Ma di qui a gennaio, in sei mesi, possono accadere infinite cose, due soprattutto: che lo sfratto datogli da Bush diventi esecutivo; che lo facciano fuori (fisicamente). Egli sta velocemente facendo pulizia, è un frullato di rimpasti nei vari apparati palestinesi, tuttavia se fino a due anni fa sarebbe stato assurdo immaginare che si potesse trovare un Pisciotta palestinese, oggi sembra che non sia più così. A Calgary un Bush turbato da un nuovo ignobile scandalo finanziario, incassa attestati di solidarietà: in pubblico, poiché dietro le quinte i suoi alleati avrebbero espresso (Blair in particolare) «perplessità» sul suo discorso, frutto di ben 28 riscritture.
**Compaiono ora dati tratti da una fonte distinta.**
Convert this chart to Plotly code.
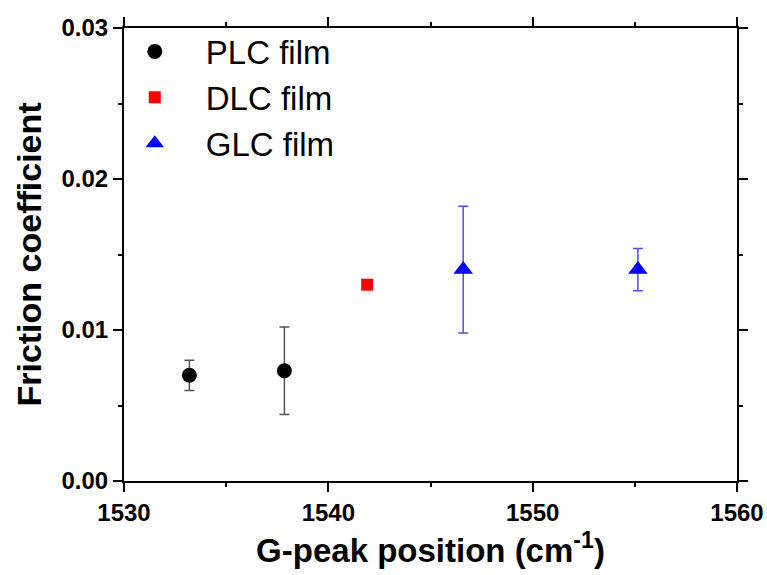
import plotly.graph_objects as go

# G-peak position (cm^-1) and friction coefficient for each film type
plc_x = [1533.2, 1537.85]
plc_y = [0.0070, 0.0073]
plc_err = [0.0010, 0.0029]

dlc_x = [1541.9]
dlc_y = [0.0130]

glc_x = [1546.6, 1555.15]
glc_y = [0.0140, 0.0140]
glc_err = [0.0042, 0.0014]

FONT = "Liberation Sans, Arial, sans-serif"

fig = go.Figure()
fig.add_trace(go.Scatter(
    x=plc_x, y=plc_y, mode="markers", name="PLC film",
    marker=dict(symbol="circle", size=15, color="black"),
    error_y=dict(type="data", array=plc_err, color="#555555", thickness=1.5, width=5),
))
fig.add_trace(go.Scatter(
    x=dlc_x, y=dlc_y, mode="markers", name="DLC film",
    marker=dict(symbol="square", size=12, color="red"),
))
fig.add_trace(go.Scatter(
    x=glc_x, y=glc_y, mode="markers", name="GLC film",
    marker=dict(symbol="triangle-up", size=17, color="blue"),
    error_y=dict(type="data", array=glc_err, color="#4d4dff", thickness=1.5, width=5),
))

axis_common = dict(
    showline=True, linecolor="black", linewidth=2, mirror="allticks",
    ticks="outside", ticklen=9, tickwidth=1.5, tickcolor="black",
    showgrid=False, zeroline=False,
    tickfont=dict(family=FONT, size=24, color="black", weight="bold"),
)

fig.update_xaxes(
    range=[1530, 1560], dtick=10, tick0=1530, automargin=False,
    minor=dict(ticks="outside", ticklen=4, tickwidth=1.5, tickcolor="black", dtick=5),
    title=dict(text="G-peak position (cm<sup>-1</sup>)", standoff=14,
               font=dict(family=FONT, size=33, color="black", weight="bold")),
    **axis_common,
)
fig.update_yaxes(
    range=[0, 0.03], dtick=0.01, tick0=0, tickformat=".2f", automargin=False,
    minor=dict(ticks="outside", ticklen=4, tickwidth=1.5, tickcolor="black", dtick=0.005),
    title=dict(text="Friction coefficient", standoff=10,
               font=dict(family=FONT, size=34, color="black", weight="bold")),
    **axis_common,
)

fig.update_layout(
    width=767, height=575,
    margin=dict(l=124, r=30, t=28, b=94),
    plot_bgcolor="white", paper_bgcolor="white",
    showlegend=True,
    legend=dict(x=-0.033, y=1.01, xanchor="left", yanchor="top",
                bgcolor="rgba(0,0,0,0)",
                font=dict(family=FONT, size=33, color="black"),
                itemwidth=92, tracegroupgap=0),
)

fig.write_html("out.html")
La stessa grande stampa israeliana, passata l’euforia per lo schierarsi di Bush sulla linea di Sharon («Ha parlato come uno del Likud»), riflette sulla «vaghezza» del giovine George W., frutto di un compromesso che avrebbe dovuto accontentare sia i falchi che le colombe della Oval Room. Lo Yediot Aharonot scrive: «Quanti sognavano che il discorso di Bush avrebbe fatto balenare nuove speranze hanno visto i propri sogni andare in frantumi. Bush ha proposto un processo di pace e l’ha poi seppellito con le sue stesse parole».
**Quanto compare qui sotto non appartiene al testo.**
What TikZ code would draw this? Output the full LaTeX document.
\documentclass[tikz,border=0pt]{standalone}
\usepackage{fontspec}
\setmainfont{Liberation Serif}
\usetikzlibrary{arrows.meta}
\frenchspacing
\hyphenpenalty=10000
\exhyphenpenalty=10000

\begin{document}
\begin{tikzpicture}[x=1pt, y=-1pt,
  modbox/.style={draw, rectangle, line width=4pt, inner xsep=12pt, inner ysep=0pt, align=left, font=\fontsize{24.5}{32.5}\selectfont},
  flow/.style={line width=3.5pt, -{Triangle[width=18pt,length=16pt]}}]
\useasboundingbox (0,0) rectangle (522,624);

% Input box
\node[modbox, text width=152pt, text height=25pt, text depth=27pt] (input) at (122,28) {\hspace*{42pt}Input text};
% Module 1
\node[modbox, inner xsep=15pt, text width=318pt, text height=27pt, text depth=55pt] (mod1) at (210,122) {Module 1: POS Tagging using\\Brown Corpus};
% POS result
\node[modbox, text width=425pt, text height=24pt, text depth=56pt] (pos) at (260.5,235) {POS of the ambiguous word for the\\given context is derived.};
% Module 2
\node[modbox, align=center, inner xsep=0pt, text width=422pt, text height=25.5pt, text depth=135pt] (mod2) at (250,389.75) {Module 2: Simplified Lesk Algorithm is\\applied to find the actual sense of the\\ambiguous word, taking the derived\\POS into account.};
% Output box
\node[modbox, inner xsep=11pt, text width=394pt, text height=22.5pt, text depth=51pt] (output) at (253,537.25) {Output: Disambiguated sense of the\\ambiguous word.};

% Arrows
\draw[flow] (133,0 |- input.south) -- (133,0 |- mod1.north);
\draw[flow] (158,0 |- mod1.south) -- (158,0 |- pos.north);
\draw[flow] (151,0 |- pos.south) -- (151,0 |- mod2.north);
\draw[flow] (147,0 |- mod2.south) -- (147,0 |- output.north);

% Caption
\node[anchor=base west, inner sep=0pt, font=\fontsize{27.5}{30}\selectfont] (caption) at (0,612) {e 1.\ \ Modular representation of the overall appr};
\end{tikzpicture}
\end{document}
Qui scatta imperiosamente un dubbio: forse non abbiamo capito. Che per Bush, al contrario dei suoi predecessori, la questione mediorientale non è prioritaria. Avendo optato, dopo lo stupro di Manhattan, per una «politica attiva», avendo lanciato per tanto una guerra prolungata (o infinita) contro la mala bestia del terrorismo islamista, il Presidente non poteva non collocare la tragedia mediorientale se non in codesto più ampio contesto geopolitico, facendone un «luogo» nello spazio drammatico fra la Penisola Arabica e l’Asia Centrale. Non fosse altro perché la sua guerra infinita contro il Male non può prescindere dal concorso di Israele, prima potenza (atomica) della regione.

Durante la Guerra del Golfo Israele dovette rimanere ai box perché l’Armata Rossa (che teneva in ostaggio Gorbaciov) non ne avrebbe consentito l’intervento. Oggi l’URSS non c’è più e Putin si è incartato nella bandiera a stelle e strisce. Bush «deve» attaccare l’Iraq ma vuol poter contare su Sharon e la sua poderosa marina nucleare: per poter tenere a bada gli arabi moderati e non. La Palestina può attendere.


Che dire?

Se vado al Bar dello Sport sento giudizi più acuti e analisi pià accurate.